Procurei logo reatar o serviço, mas estava tudo atoa e difícil de se reorganizar. O fornecedor com sua família saíra para Mossoró e ainda não aparecera. O trem de lastro não voltara mais para o transporte de materiais, e as turmas de serviços estavam desfalcadas dos melhores operários. Os boatos mais estapafúrdios, circulavam de boca em boca alarmando o povo e as famílias, que voltavam a seus lares. Lampião ainda voltaria! O desastre dele em Mossoró exigia uma desforra, com um castigo em toda zona, que concorreu para aquele fracasso. Com aquela invencionice urdida pelos exploradores da mentira, os boatos tomavam visos de verdade, e as famílias assaltadas de pânico passaram a dormir no mato todas as noites, durante muitos dias. O Diretor Gerente ordenou-me mandou-me que mandasse postar guarda e vigia durante as noites até passar aquela quadra de terror e apreensão. Eu cumpri essa ordem, mas não acreditava na veracidade daqueles boatos, e quando compreendi que os malandros deles tiravam partido, aborreci-me e entesei, mandando suspender os guardas noturnos e obrigando os madraços a entrar em serviço.

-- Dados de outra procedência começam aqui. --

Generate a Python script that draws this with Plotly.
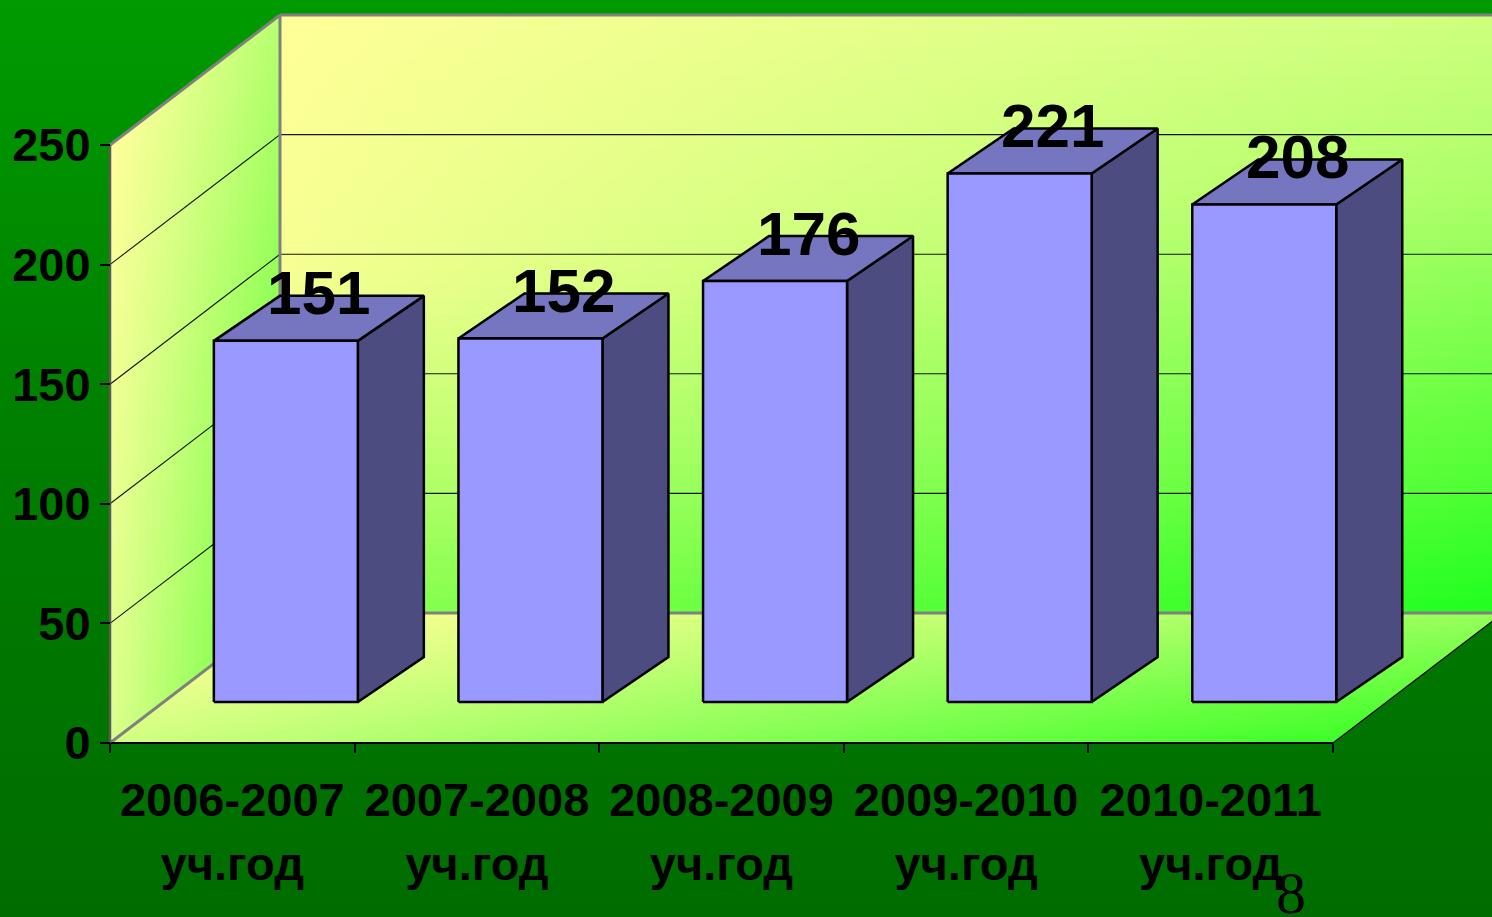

Minha esposa, apavorada no meio daquele ambiente tumultuoso, ficou tomada de um estado nervoso excitante, de tal forma que não mais podia dormir. Vivia tão sobressaltada que o menor rumor se lhe afigurava um assalto dos bandidos. Assim não mais podia continuar ali. Diante da gravidade do caso, chamei o pai dela, por telegrama, e em companhia deste, mandei-a para o Ceará. Só, sem as preocupações de família, e tapando os ouvidos as patranhas dos boateiros, voltei-me com toda energia para o serviço. “
Essa narrativa é mais uma pedrinha para completar o mosaico desse capítulo da nossa história. É lamentável saber que parte da população, sem caráter, se aproveitou da ocasião para saquear seus conterrâneos, aumentando assim o prejuízo dos demais.